* _WRITTEN REQUEST_
Look through the records below, and copy out every line that holds the string "Python".

* _DATASET RECORDS_
------------------------------------------------

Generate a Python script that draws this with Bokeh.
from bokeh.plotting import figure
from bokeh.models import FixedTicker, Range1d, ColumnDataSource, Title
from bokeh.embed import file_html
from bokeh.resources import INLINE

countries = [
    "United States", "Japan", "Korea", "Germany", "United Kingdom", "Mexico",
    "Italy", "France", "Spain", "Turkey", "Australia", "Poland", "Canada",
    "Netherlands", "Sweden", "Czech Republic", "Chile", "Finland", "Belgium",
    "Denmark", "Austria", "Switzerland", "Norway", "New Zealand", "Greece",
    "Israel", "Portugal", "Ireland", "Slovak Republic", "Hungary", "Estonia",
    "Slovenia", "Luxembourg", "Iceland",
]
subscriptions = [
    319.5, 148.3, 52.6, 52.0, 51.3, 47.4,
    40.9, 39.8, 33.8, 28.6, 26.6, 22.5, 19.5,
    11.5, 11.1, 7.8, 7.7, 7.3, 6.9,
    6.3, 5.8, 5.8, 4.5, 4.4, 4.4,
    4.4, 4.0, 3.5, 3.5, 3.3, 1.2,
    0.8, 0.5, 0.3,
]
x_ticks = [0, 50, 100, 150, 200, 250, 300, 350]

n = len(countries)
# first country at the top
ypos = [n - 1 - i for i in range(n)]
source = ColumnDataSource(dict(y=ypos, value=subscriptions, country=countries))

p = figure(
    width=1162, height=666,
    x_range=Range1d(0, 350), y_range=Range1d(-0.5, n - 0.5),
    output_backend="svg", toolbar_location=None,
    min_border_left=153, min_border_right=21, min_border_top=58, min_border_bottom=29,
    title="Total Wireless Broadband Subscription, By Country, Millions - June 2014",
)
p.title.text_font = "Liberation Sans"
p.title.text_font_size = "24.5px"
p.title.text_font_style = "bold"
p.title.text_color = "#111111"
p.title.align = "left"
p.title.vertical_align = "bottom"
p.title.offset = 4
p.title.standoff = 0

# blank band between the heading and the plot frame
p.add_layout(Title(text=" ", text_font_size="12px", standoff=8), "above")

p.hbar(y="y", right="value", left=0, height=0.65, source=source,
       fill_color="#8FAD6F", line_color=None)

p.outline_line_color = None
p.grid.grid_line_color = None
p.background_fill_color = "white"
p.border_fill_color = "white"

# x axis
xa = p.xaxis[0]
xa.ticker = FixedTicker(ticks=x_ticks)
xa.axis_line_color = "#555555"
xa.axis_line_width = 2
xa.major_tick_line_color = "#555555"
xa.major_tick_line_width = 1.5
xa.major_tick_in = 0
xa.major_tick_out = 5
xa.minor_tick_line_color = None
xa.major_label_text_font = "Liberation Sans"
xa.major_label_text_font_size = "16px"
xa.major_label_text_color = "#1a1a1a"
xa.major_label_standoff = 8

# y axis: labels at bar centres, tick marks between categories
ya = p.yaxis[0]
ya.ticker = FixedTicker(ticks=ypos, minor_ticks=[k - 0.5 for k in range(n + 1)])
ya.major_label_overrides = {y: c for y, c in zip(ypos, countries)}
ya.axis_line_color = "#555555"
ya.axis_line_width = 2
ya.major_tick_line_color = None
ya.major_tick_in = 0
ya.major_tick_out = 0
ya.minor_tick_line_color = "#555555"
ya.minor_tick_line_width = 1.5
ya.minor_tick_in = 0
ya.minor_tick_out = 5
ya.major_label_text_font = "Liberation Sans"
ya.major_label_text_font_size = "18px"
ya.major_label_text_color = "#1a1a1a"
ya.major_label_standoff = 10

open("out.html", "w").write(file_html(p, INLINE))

------------------------------------------------

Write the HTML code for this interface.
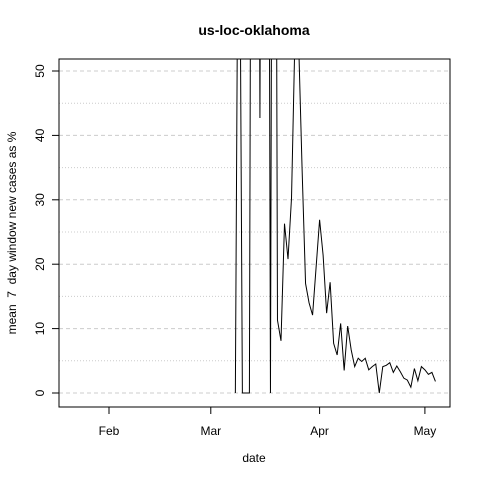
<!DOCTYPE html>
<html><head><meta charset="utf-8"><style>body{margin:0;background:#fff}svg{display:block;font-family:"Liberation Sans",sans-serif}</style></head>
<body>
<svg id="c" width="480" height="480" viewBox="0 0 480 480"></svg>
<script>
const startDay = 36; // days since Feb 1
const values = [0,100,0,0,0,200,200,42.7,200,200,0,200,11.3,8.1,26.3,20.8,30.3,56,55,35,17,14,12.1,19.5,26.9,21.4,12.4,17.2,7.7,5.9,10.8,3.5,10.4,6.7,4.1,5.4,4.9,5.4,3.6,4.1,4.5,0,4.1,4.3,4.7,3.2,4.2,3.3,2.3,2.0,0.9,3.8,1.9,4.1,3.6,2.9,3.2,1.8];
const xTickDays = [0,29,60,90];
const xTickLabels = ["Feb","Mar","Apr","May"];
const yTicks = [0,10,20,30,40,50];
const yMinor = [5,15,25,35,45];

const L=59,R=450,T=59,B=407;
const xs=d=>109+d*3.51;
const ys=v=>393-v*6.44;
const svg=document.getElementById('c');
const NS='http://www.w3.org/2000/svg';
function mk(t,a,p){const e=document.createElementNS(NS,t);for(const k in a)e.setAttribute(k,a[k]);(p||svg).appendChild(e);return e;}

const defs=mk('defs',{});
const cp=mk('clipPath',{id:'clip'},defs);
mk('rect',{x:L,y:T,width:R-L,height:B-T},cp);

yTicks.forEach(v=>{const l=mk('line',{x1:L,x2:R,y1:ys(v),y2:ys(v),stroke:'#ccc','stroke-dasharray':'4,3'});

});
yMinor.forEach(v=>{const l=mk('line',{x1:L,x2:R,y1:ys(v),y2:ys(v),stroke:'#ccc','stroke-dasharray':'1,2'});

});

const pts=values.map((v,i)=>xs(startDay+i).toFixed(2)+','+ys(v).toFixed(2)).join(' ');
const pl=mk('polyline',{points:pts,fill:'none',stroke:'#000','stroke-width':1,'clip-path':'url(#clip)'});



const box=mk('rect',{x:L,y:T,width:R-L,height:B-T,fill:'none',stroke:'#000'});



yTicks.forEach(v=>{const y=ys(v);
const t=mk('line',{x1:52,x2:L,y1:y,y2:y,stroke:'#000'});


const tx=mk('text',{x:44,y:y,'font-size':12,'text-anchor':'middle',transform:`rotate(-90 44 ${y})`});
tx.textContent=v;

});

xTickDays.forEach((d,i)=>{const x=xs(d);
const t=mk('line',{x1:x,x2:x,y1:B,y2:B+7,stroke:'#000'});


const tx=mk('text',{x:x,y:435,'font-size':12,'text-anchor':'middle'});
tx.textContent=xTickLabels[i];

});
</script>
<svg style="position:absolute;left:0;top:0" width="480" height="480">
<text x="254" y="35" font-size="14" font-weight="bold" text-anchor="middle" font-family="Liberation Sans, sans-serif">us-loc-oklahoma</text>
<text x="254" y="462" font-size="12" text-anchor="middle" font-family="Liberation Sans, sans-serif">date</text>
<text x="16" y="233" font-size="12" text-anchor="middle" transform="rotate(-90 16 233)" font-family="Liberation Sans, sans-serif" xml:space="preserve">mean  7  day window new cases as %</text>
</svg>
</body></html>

------------------------------------------------

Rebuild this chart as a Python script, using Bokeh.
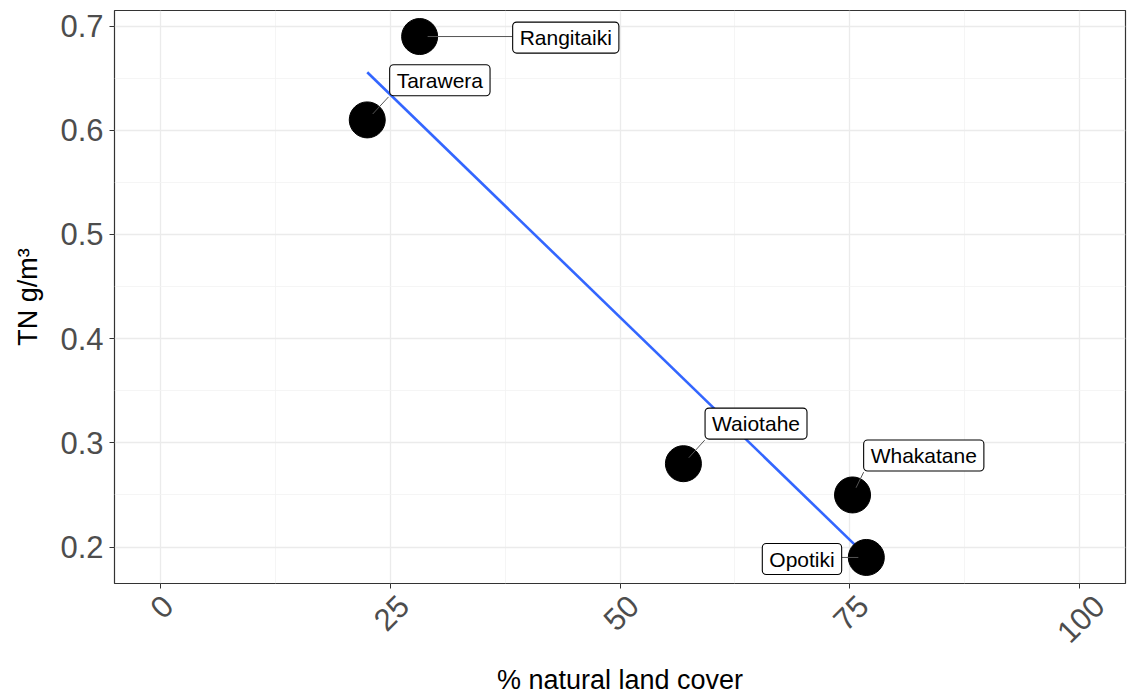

------------------------------------------------

* _CORRECT RESULT_
Generate a Python script that draws this with Bokeh.
Rebuild this chart as a Python script, using Bokeh.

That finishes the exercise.